Another thing to add, as it stumbles just when you get past 2k rpm... If i really give'r on the gas pedal and get it to over 3k rpm the stumbling stops and it revs like a beast.


----------



## zanegrey (Dec 5, 2005)

check you fuel supply and go over the vacumn system..


----------



## -d21- (Jul 4, 2009)

Well Ive decided to Remove the timing cover just to double check oil pump marking w/ dizzy spindle ... check the pcv valve ... and remove the driver side chain rail (which i have learnt is supposedly more of a pain in the ass than anything and that there was actually a recall on them by nissan back in the day)... I'll post anything interesting, including whether or not the side rail is the cause to the clanky engine noise I have also been experiencing. As for the post 2k rpm stumbling, I'm not really expecting any of this to be a solution, but ya never know.


----------



## -d21- (Jul 4, 2009)

Oi. frusterating ...

Removed timing cover, oil pump and spindle ... checked, Reinstalled timing pump double checking marks lined up ... N.1 @ TDC dizzy at N.1 everything good. Re-assembled ... Still stumbles, Still 'knocks' at top end.. Pretty sure the knocking noise is the hydraulic Rockers and not valves. But damn, this is just draggin on. 

If once again, if anyone has had this stumbling and has fixed it, plz throw some advice my way. 

Also, i've heard you can reduce rocker noise by using the air-bleed on the front side of the intake manifold ... if anyone knows anything bout that then lemme know. 
thnx.


----------



## -d21- (Jul 4, 2009)

ok, one question to anyone who has the answer. 

For Hydraulic Rocker arms, when all the valves are closed for a cyclinder, should there be ANY clearance between the cam lobe and arm? As in, if i were to put a feeler gauge between the lobe and lifter when all valves are closed, should it be able to fit in there? 

thnx again.


----------



## zanegrey (Dec 5, 2005)

there will be a very small gap...

update us please...


----------



## nissan4x4.27 (Jul 8, 2009)

my 97 hardbody is doing the same thing. but once you start driving it thats when it has problems. i have to get a fuel filter for it for sure but when i rev it up on ideal it back fires from the throttle body anyone know.


----------



## zanegrey (Dec 5, 2005)

post up your mileage


----------



## nissan4x4.27 (Jul 8, 2009)

it has 388 063 on a semi rebuild


----------



## zanegrey (Dec 5, 2005)

there is a vacumn operated dashpot on the firewall side and to the rear of the intake mani..

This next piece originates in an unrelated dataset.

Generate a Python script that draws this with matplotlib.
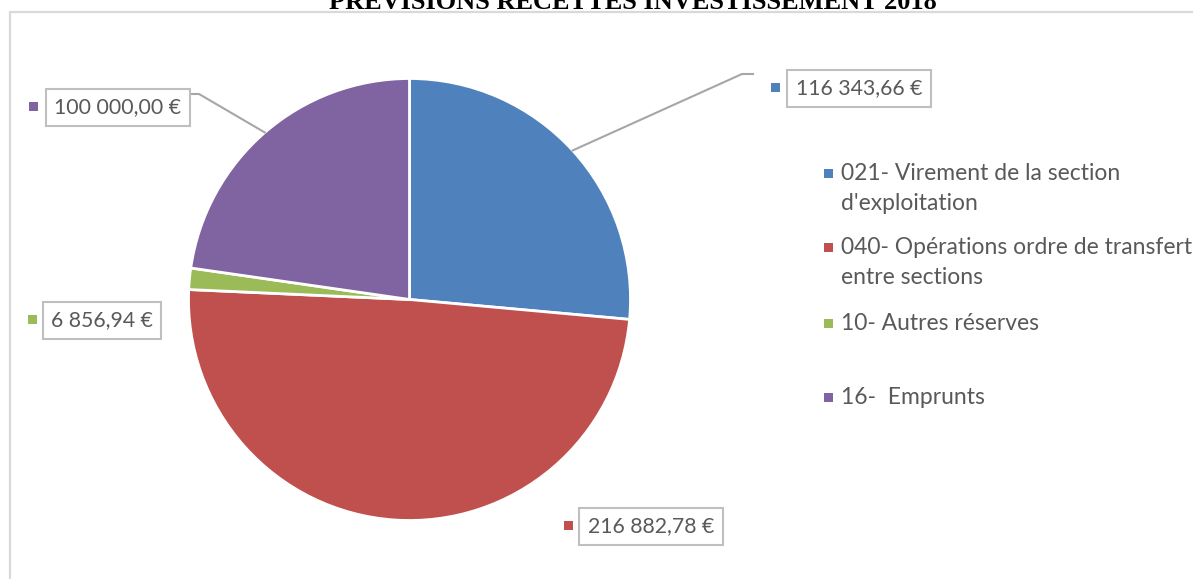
import numpy as np
import matplotlib
matplotlib.use('Agg')
import matplotlib.pyplot as plt
from matplotlib.patches import Rectangle

categories = ["021- Virement de la section\nd'exploitation",
              "040- Opérations ordre de transfert\nentre sections",
              "10- Autres réserves",
              "16-  Emprunts"]
values = [116343.66, 216882.78, 6856.94, 100000.00]
value_labels = ["116 343,66 €", "216 882,78 €", "6 856,94 €", "100 000,00 €"]
colors = ['#4F81BD', '#C0504D', '#9BBB59', '#8064A2']
title = "PREVISIONS RECETTES INVESTISSEMENT 2018"

W, H = 1193, 579
fig = plt.figure(figsize=(W / 100, H / 100), dpi=100)
plt.rcParams['font.family'] = ['Lato', 'DejaVu Sans']

# pie geometry in pixels
cx, cy, r = 409.5, 299.5, 221
ax = fig.add_axes([(cx - r) / W, 1 - (cy + r) / H, 2 * r / W, 2 * r / H])
wedges, _ = ax.pie(values, colors=colors, startangle=90, counterclock=False,
                   wedgeprops=dict(edgecolor='white', linewidth=2))
ax.set_xlim(-1, 1)
ax.set_ylim(-1, 1)

# overlay in pixel coordinates
ov = fig.add_axes([0, 0, 1, 1], zorder=5)
ov.set_xlim(0, W)
ov.set_ylim(H, 0)
ov.axis('off')
ov.patch.set_alpha(0)

# chart border (partially cropped)
ov.plot([9.5, 9.5, W + 5], [H + 5, 11.5, 11.5], color='#D9D9D9', lw=1.6,
        solid_joinstyle='miter', clip_on=False)

fig.text(633 / W, 1 - 9 / H, title, ha='center', va='baseline',
         family='Liberation Serif', fontweight='bold', fontsize=19, color='black')

txt_col = '#595959'
fs = 15.3

def mid_point(w):
    a = np.deg2rad((w.theta1 + w.theta2) / 2)
    return cx + r * np.cos(a), cy - r * np.sin(a)

# data labels: marker x, box center x, y
label_pos = [(775, 859, 87), (568, 651, 525), (32, 102, 319), (33, 118, 106)]
for (mx, tx, ty), lab, c in zip(label_pos, value_labels, colors):
    ov.add_patch(Rectangle((mx - 4.5, ty - 4.5), 9, 9, color=c, lw=0))
    ov.text(tx, ty + 1, lab, ha='center', va='center', fontsize=fs, color=txt_col,
            bbox=dict(boxstyle='square,pad=0.4', fc='white', ec='#BFBFBF', lw=1.5))

# leader lines
x0, y0 = mid_point(wedges[0])
ov.plot([x0, 742, 753], [y0, 74, 74], color='#A6A6A6', lw=1.5)
x3, y3 = mid_point(wedges[3])
ov.plot([x3, 199, 187], [y3, 94, 94], color='#A6A6A6', lw=1.5)

# legend
leg_y = [173, 247, 323, 397]
for ly, lab, c in zip(leg_y, categories, colors):
    ov.add_patch(Rectangle((828 - 4.5, ly - 4.5), 9, 9, color=c, lw=0))
    lines = lab.split('\n')
    for i, line in enumerate(lines):
        ov.text(841, ly + 30 * i + 1, line, ha='left', va='center', fontsize=16.5,
                color=txt_col)

fig.savefig('out.png', dpi=100)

this dash pot operated the four butterflies in the meeting point of the mani and head ..

check that dash pot and its vacumn lines...


----------



## nissan4x4.27 (Jul 8, 2009)

that will cause the back fire in the throttle body. and friend said i was getting to much gas is why its back firing


----------



## zanegrey (Dec 5, 2005)

or it is out of time ...

did you check the dash pot and its operation ?


----------



## nissan4x4.27 (Jul 8, 2009)

how do i check the dash pot?


----------



## nissan4x4.27 (Jul 8, 2009)

and what im i looking for when i running it


----------



## nissan4x4.27 (Jul 8, 2009)

anyone know what i need to be looking for???


----------



## zanegrey (Dec 5, 2005)

a vacumn operated dash pot is a mechanical switch..

it moves in a pre determined motion dictated by vacumn pressure..


----------



## nissan4x4.27 (Jul 8, 2009)

thanks anyways i got it figured out after stuff broke trying to find out what i was doing


----------



## zanegrey (Dec 5, 2005)

regale us ...


----------



## nissan4x4.27 (Jul 8, 2009)

regale ? what do u mean


----------